- Task requirements: Please write out the lines of the data exactly, beginning with the first and ending with the line containing "env_y = [1.0, 1.0]"; leave the pictures behind.

[Raw data start]

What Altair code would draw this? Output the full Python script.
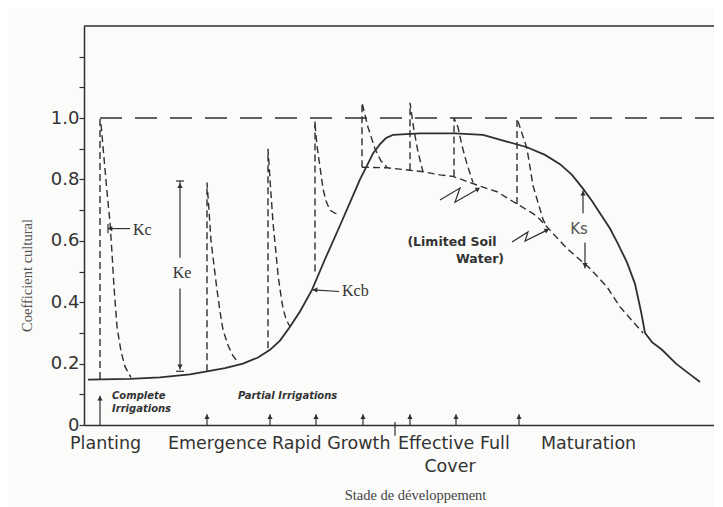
import altair as alt
import pandas as pd

# ---------------- data (x: position along the season, 0 = origin; y: crop coefficient) -------------
kcb_x = [4, 46, 76, 106, 123, 141, 159, 174, 186, 196, 206, 216, 228, 241, 256, 268, 276, 283,
         289, 296, 302, 309, 336, 371, 399, 421, 443, 461, 476, 488, 499, 508, 516, 526, 534,
         543, 551, 557, 561, 568, 578, 592, 606, 616]
kcb_y = [0.148, 0.15, 0.155, 0.165, 0.175, 0.185, 0.20, 0.22, 0.245, 0.275, 0.32, 0.37, 0.44,
         0.54, 0.65, 0.74, 0.80, 0.845, 0.885, 0.915, 0.935, 0.945, 0.95, 0.95, 0.945, 0.925,
         0.905, 0.88, 0.85, 0.815, 0.77, 0.73, 0.69, 0.64, 0.59, 0.53, 0.46, 0.37, 0.30, 0.27,
         0.245, 0.20, 0.165, 0.14]

# Kc max envelope (long dashes)
env_x = [16, 630]
env_y = [1.0, 1.0]

# Kc traces (short dashes)
rise1_x = [16, 16]
rise1_y = [0.15, 1.0]
decay1_x = [17, 20, 23, 26, 28, 30, 33, 37, 41, 47]
decay1_y = [0.98, 0.87, 0.76, 0.66, 0.56, 0.45, 0.32, 0.24, 0.19, 0.155]
spike2_x = [123, 123, 125, 127, 130, 133, 136, 139, 144, 149, 154]
spike2_y = [0.175, 0.79, 0.70, 0.60, 0.52, 0.44, 0.37, 0.31, 0.26, 0.225, 0.205]
spike3_x = [184, 184, 186, 189, 192, 194, 197, 199, 202, 206]
spike3_y = [0.25, 0.90, 0.80, 0.66, 0.56, 0.49, 0.42, 0.38, 0.345, 0.32]
rise4_x = [231, 231]
rise4_y = [0.50, 1.0]
decay4_x = [231, 233, 236, 239, 242, 246, 251, 256]
decay4_y = [0.98, 0.91, 0.84, 0.77, 0.73, 0.70, 0.69, 0.685]
spike5_x = [278, 278, 284, 291, 297, 303]
spike5_y = [0.84, 1.05, 0.97, 0.90, 0.86, 0.84]
limited_x = [278, 303, 326, 339, 356, 369, 386, 399, 413, 433, 446, 453, 463, 483, 506, 523,
             536, 548, 559]
limited_y = [0.84, 0.838, 0.83, 0.825, 0.815, 0.81, 0.79, 0.775, 0.76, 0.72, 0.695, 0.68,
             0.645, 0.575, 0.51, 0.45, 0.385, 0.34, 0.30]
spike6_x = [326, 326, 330, 334, 339]
spike6_y = [0.83, 1.05, 0.96, 0.89, 0.825]
spike7_x = [370, 370, 374, 378, 383, 389]
spike7_y = [0.81, 1.0, 0.97, 0.91, 0.85, 0.79]
rise8_x = [433, 433]
rise8_y = [0.72, 1.0]
decay8_x = [434, 443, 449, 459, 463]
decay8_y = [0.99, 0.90, 0.78, 0.67, 0.645]

# zig-zag pointers to the limited-soil-water line
zig1_x = [356, 376, 371, 394]
zig1_y = [0.733, 0.772, 0.726, 0.769]
zig2_x = [428, 444, 441, 463]
zig2_y = [0.596, 0.629, 0.599, 0.635]

# irrigation arrows
irr_x = [16, 123, 186, 232, 279, 326, 372, 435]
irr_top = [0.095, 0.035, 0.035, 0.035, 0.035, 0.035, 0.035, 0.035]

# other segments: x, y, x2, y2
seg_x = [311, 96, 96, 92, 92, 25, 24, 229, 499, 501]
seg_y = [-0.035, 0.795, 0.445, 0.795, 0.175, 0.64, 0.625, 0.44, 0.69, 0.595]
seg_x2 = [311, 96, 96, 100, 100, 46, 24, 255, 499, 501]
seg_y2 = [0.01, 0.545, 0.18, 0.795, 0.175, 0.64, 0.655, 0.435, 0.765, 0.51]

# arrowheads: x, y, angle (0 = pointing up)
head_x = [96, 96, 26, 231, 499, 501, 394, 463]
head_y = [0.78, 0.19, 0.64, 0.44, 0.755, 0.52, 0.769, 0.635]
head_angle = [0, 180, 270, 270, 0, 180, 60, 63]

# annotations
serif_left_text = ["Kc", "Kcb"]
serif_left_x = [49, 258]
serif_left_y = [0.635, 0.435]
serif_center_text = ["Ke"]
serif_center_x = [98]
serif_center_y = [0.495]
ks_text = ["Ks"]
ks_x = [495]
ks_y = [0.64]
limited_text = ["(Limited Soil", "Water)"]
limited_tx = [368, 396]
limited_ty = [0.596, 0.541]
small_text = ["Complete", "Irrigations", "Partial Irrigations"]
small_x = [28, 28, 154]
small_y = [0.094, 0.052, 0.094]
stage_text = ["Planting", "Emergence", "Rapid Growth", "Effective Full", "Maturation"]
stage_x = [-14, 84, 188, 314, 457]
stage_y = [-0.062, -0.062, -0.062, -0.062, -0.062]
stage2_text = ["Cover"]
stage2_x = [366]
stage2_y = [-0.137]

y_tick_values = [0, 0.1, 0.2, 0.3, 0.4, 0.5, 0.6, 0.7, 0.8, 0.9, 1.0, 1.1, 1.2]

# ---------------- build ----------------
INK = "#2f2f2f"
XS = alt.Scale(domain=[0, 630], nice=False, zero=False)
YS = alt.Scale(domain=[0, 1.3], nice=False, zero=False)

X_AXIS = alt.Axis(
    labels=False, ticks=False, grid=False, domainColor=INK, domainWidth=1.5,
    title="Stade de développement", titleX=331, titleY=70, titleAlign="center",
    titleBaseline="middle", titleFont="Liberation Serif", titleFontSize=14.5,
    titleFontWeight="normal", titleColor="#444")
Y_AXIS = alt.Axis(
    values=y_tick_values, grid=False, domainColor=INK, domainWidth=1.5,
    tickColor=INK, tickSize=5, tickWidth=1.2, labelPadding=0,
    labelExpr="(round(datum.value*10) % 2 == 1 || datum.value > 1.05) ? '' : (datum.value == 0 ? '0' : format(datum.value, '.1f'))",
    labelFont="DejaVu Sans", labelFontSize=18, labelColor="#333",
    title="Coefficient cultural", titleX=-57, titleY=249, titleAngle=270,
    titleAlign="center", titleBaseline="middle", titleFont="Liberation Serif",
    titleFontSize=14.5, titleFontWeight="normal", titleColor="#555")


def paths(named):
    rows = []
    for name, (xs, ys) in named.items():
        for i, (a, b) in enumerate(zip(xs, ys)):
            rows.append({"path": name, "i": i, "x": a, "y": b})
    return pd.DataFrame(rows)


def xy():
    return dict(x=alt.X("x:Q", scale=XS, axis=X_AXIS), y=alt.Y("y:Q", scale=YS, axis=Y_AXIS))


kcb_df = pd.DataFrame({"x": kcb_x, "y": kcb_y, "i": range(len(kcb_x))})
kcb = alt.Chart(kcb_df).mark_line(color=INK, strokeWidth=1.8).encode(**xy(), order="i:Q")

short_df = paths({
    "rise1": (rise1_x, rise1_y), "decay1": (decay1_x, decay1_y),
    "spike2": (spike2_x, spike2_y), "spike3": (spike3_x, spike3_y),
    "rise4": (rise4_x, rise4_y), "decay4": (decay4_x, decay4_y),
    "spike5": (spike5_x, spike5_y), "limited": (limited_x, limited_y),
    "spike6": (spike6_x, spike6_y), "spike7": (spike7_x, spike7_y),
    "rise8": (rise8_x, rise8_y), "decay8": (decay8_x, decay8_y),
})
short = alt.Chart(short_df).mark_line(color=INK, strokeWidth=1.4, strokeDash=[7, 4]).encode(
    **xy(), detail="path:N", order="i:Q")

env_df = paths({"env": (env_x, env_y)})
env = alt.Chart(env_df).mark_line(color=INK, strokeWidth=1.5, strokeDash=[22, 13]).encode(
    **xy(), detail="path:N", order="i:Q")

zig_df = paths({"z1": (zig1_x, zig1_y), "z2": (zig2_x, zig2_y)})
zig = alt.Chart(zig_df).mark_line(color=INK, strokeWidth=1.2).encode(
    **xy(), detail="path:N", order="i:Q")

seg_df = pd.DataFrame({
    "x": seg_x + irr_x, "y": seg_y + [0] * len(irr_x),
    "x2": seg_x2 + irr_x, "y2": seg_y2 + irr_top,
})
segs = alt.Chart(seg_df).mark_rule(color=INK, strokeWidth=1.2).encode(
    **xy(), x2="x2:Q", y2="y2:Q")

head_df = pd.DataFrame({
    "x": head_x + irr_x, "y": head_y + [t - 0.008 for t in irr_top],
    "a": head_angle + [0] * len(irr_x),
})
heads = alt.Chart(head_df).mark_point(shape="triangle-up", filled=True, color=INK,
                                      size=28, opacity=1).encode(
    **xy(), angle=alt.Angle("a:Q", scale=None))

frame_df = pd.DataFrame({"x": [0], "x2": [630], "y": [1.3]})
frame_top = alt.Chart(frame_df).mark_rule(color=INK, strokeWidth=1.5).encode(
    **xy(), x2="x2:Q")


def texts(t, x, y, color="#333", **kw):
    df = pd.DataFrame({"t": t, "x": x, "y": y})
    return alt.Chart(df).mark_text(color=color, baseline="middle", **kw).encode(
        **xy(), text="t:N")


labels = [
    texts(serif_left_text, serif_left_x, serif_left_y, align="left",
          font="Liberation Serif", fontSize=16),
    texts(serif_center_text, serif_center_x, serif_center_y, align="center",
          font="Liberation Serif", fontSize=16),
    texts(ks_text, ks_x, ks_y, align="center", font="DejaVu Sans", fontSize=15, color="#555"),
    texts(limited_text, limited_tx, limited_ty, align="center", font="DejaVu Sans",
          fontSize=12.5, fontWeight="bold"),
    texts(small_text, small_x, small_y, align="left", font="DejaVu Sans", fontSize=10,
          fontWeight="bold", fontStyle="italic"),
    texts(stage_text, stage_x, stage_y, align="left", font="DejaVu Sans", fontSize=17.5),
    texts(stage2_text, stage2_x, stage2_y, align="center", font="DejaVu Sans", fontSize=17.5),
]

chart = alt.layer(kcb, env, short, zig, segs, heads, frame_top, *labels).properties(
    width=630, height=399,
    padding={"left": 76, "top": 18, "right": 0, "bottom": 82},
    autosize=alt.AutoSizeParams(type="none"),
    background="#fbfbfa",
).configure_view(stroke=None)

chart.save("out.html", embed_options={"renderer": "svg", "actions": False})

[Raw data end]

- Problem solution:
What Altair code would draw this? Output the full Python script.
import altair as alt
import pandas as pd

# ---------------- data (x: position along the season, 0 = origin; y: crop coefficient) -------------
kcb_x = [4, 46, 76, 106, 123, 141, 159, 174, 186, 196, 206, 216, 228, 241, 256, 268, 276, 283,
         289, 296, 302, 309, 336, 371, 399, 421, 443, 461, 476, 488, 499, 508, 516, 526, 534,
         543, 551, 557, 561, 568, 578, 592, 606, 616]
kcb_y = [0.148, 0.15, 0.155, 0.165, 0.175, 0.185, 0.20, 0.22, 0.245, 0.275, 0.32, 0.37, 0.44,
         0.54, 0.65, 0.74, 0.80, 0.845, 0.885, 0.915, 0.935, 0.945, 0.95, 0.95, 0.945, 0.925,
         0.905, 0.88, 0.85, 0.815, 0.77, 0.73, 0.69, 0.64, 0.59, 0.53, 0.46, 0.37, 0.30, 0.27,
         0.245, 0.20, 0.165, 0.14]

# Kc max envelope (long dashes)
env_x = [16, 630]
env_y = [1.0, 1.0]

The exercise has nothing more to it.